B2B lunch trays allow the restaurant to sell to offices, schools, and community centers. These trays provide large orders with predictable cost and minimal preparation complexity. Businesses appreciate a reliable lunch partner who delivers food on time and in large quantities.
Licensing available recipes or branding to ghost kitchens increases reach without raising rent or labor. The restaurant can license its signature pizzas and sauces to another operator who pays a fee per order or a fixed monthly payment. This model expands the brand while maintaining control of the original physical location.
Local partnerships create additional exposure. Working with small breweries, community festivals, farmers markets, or sports teams increases visibility. Selling pizza slices from a temporary booth at a weekend event brings high margin revenue because the cost structure differs from full restaurant operations.
Financial discipline strengthens long term profitability. Creating a weekly profit sprint helps the team focus on a specific metric each week. One week may target reducing food waste by two percent. Another week may focus on increasing upsells. Another may focus on improving oven throughput. These small, targeted improvements compound into larger profit growth.
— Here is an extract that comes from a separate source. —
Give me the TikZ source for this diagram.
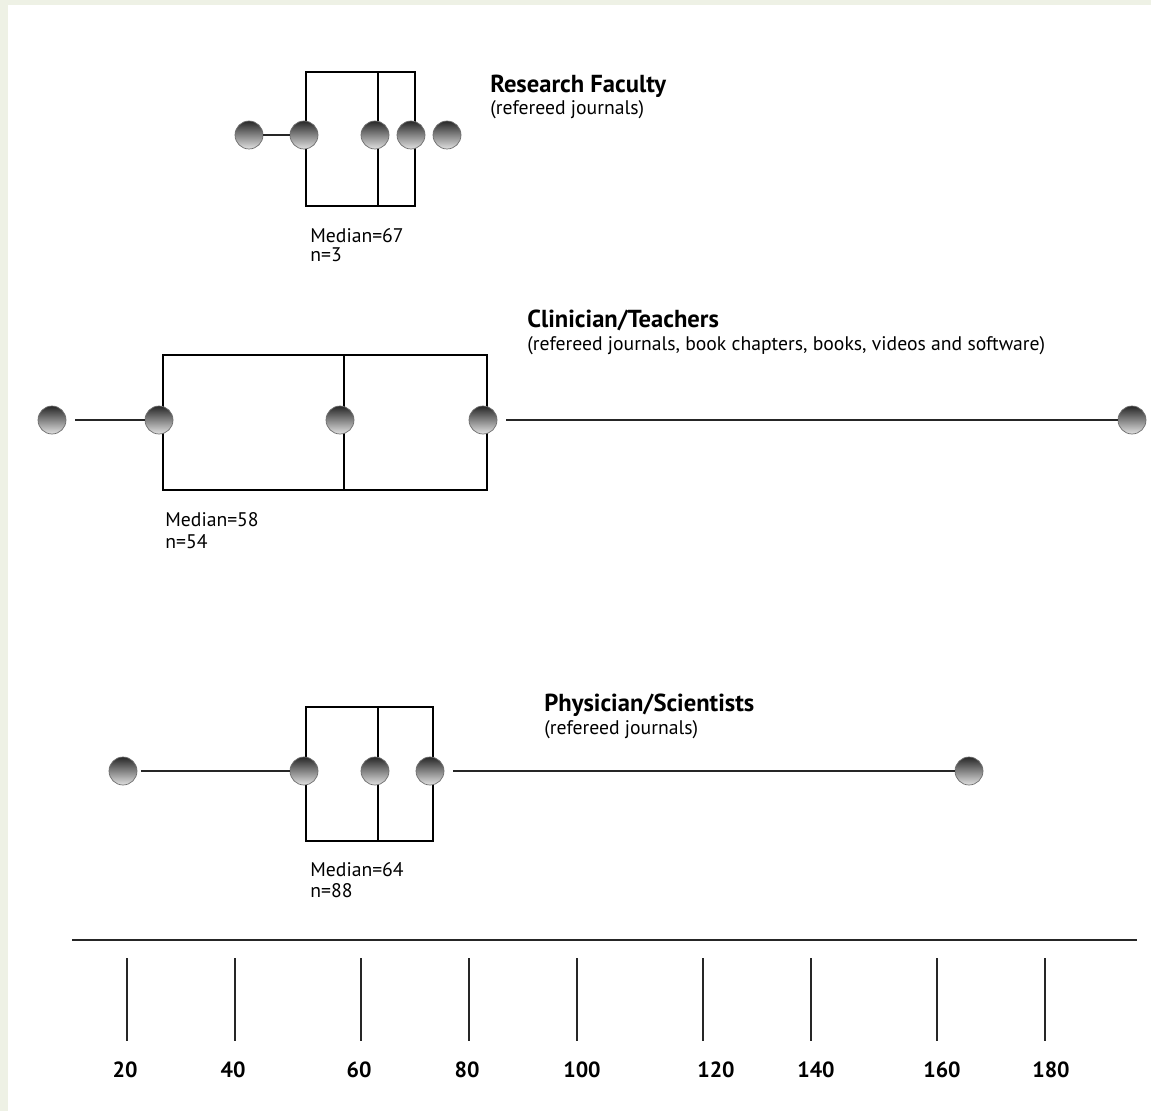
\documentclass[tikz,border=0pt]{standalone}
\usepackage{fontspec}
\setmainfont{PT Sans}
\usepackage{xcolor}
\usepackage{tikz}
\usetikzlibrary{positioning}
\definecolor{pageframe}{RGB}{238,241,229}
\definecolor{balldark}{RGB}{40,40,40}
\definecolor{balllight}{RGB}{225,225,225}
\definecolor{ballrim}{RGB}{110,110,110}

\begin{document}
\begin{tikzpicture}[
    x=0.02cm, y=-0.02cm,
    ball/.style={circle, draw=ballrim, thin, top color=balldark, bottom color=balllight, minimum size=0.56cm, inner sep=0pt},
    whisker/.style={line width=0.8pt, black!85},
    boxline/.style={line width=0.9pt, black},
    title/.style={font=\bfseries\fontsize{14}{16}\selectfont, anchor=base west, inner sep=0pt},
    note/.style={font=\fontsize{11.2}{13}\selectfont, anchor=base west, inner sep=0pt},
    every node/.style={font=\small},
]
    % page background
    \fill[pageframe] (0,0) rectangle (1151,1111);
    \fill[white] (8,5) rectangle (1151,1111);

    % Research Faculty
    \draw[boxline] (306,72) rectangle (415,206);
    \draw[boxline] (378,72) -- (378,206);
    \node[ball] (rfMin) at (249,135) {};
    \node[ball] (rfLow) at (304,135) {};
    \node[ball] (rfMed) at (375,135) {};
    \node[ball] (rfUp) at (411,135) {};
    \node[ball] (rfMax) at (447,135) {};
    \draw[whisker] (rfMin) -- (rfLow);
    \node[title] (rfTitle) at (490,93) {Research Faculty};
    \node[note] (rfSub) at (490,115) {(refereed journals)};
    \node[note] (rfMedian) at (310,243) {Median=67};
    \node[note] (rfN) at (310,261) {n=3};

    % Clinician/Teachers
    \draw[boxline] (163,355) rectangle (487,490);
    \draw[boxline] (344,355) -- (344,490);
    \node[ball] (ctMin) at (52,420) {};
    \node[ball] (ctLow) at (159,420) {};
    \node[ball] (ctMed) at (340,420) {};
    \node[ball] (ctUp) at (483,420) {};
    \node[ball] (ctMax) at (1132,420) {};
    \draw[whisker, shorten <=5pt] (ctMin) -- (ctLow);
    \draw[whisker, shorten <=5pt] (ctUp) -- (ctMax);
    \node[title] (ctTitle) at (527,327) {Clinician/Teachers};
    \node[note] (ctSub) at (527,350) {(refereed journals, book chapters, books, videos and software)};
    \node[note] (ctMedian) at (165,526) {Median=58};
    \node[note] (ctN) at (165,548) {n=54};

    % Physician/Scientists
    \draw[boxline] (306,707) rectangle (433,841);
    \draw[boxline] (378,707) -- (378,841);
    \node[ball] (psMin) at (123,771) {};
    \node[ball] (psLow) at (304,771) {};
    \node[ball] (psMed) at (375,771) {};
    \node[ball] (psUp) at (430,771) {};
    \node[ball] (psMax) at (969,771) {};
    \draw[whisker, shorten <=2pt] (psMin) -- (psLow);
    \draw[whisker, shorten <=5pt] (psUp) -- (psMax);
    \node[title] (psTitle) at (544,711) {Physician/Scientists};
    \node[note] (psSub) at (544,734) {(refereed journals)};
    \node[note] (psMedian) at (310,876) {Median=64};
    \node[note] (psN) at (310,897) {n=88};

    % Axis
    \draw[whisker, line width=1pt] (72,940) -- (1137,940);
    \foreach \x/\lx/\lab in {127/125/20, 235/233/40, 361/359/60, 469/467/80, 577/582/100, 703/716/120, 811/816/140, 937/942/160, 1045/1051/180} {
        \draw[whisker] (\x,958) -- (\x,1041);
        \node[font=\bfseries\fontsize{12.5}{14}\selectfont, anchor=base, inner sep=0pt] at (\lx,1077) {\lab};
    }
\end{tikzpicture}
\end{document}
Daily dashboards provide clarity about inventory, labor cost, prep levels, and sales performance. A simple dashboard viewed at the start of each shift allows the manager to adjust staffing or production immediately rather than discovering problems at the end of the week.
Staff incentives aligned with contribution margins produce valuable motivation. Instead of rewarding staff for total sales, the restaurant rewards staff for sales of high margin items. This structure trains the team to think about the financial health of the restaurant.
The long view requires building a machine that produces reliable profit regardless of seasonal variation. A restaurant with strong menu design, high throughput, reliable demand, and diversified revenue streams has the capacity to double profit without expanding physical space.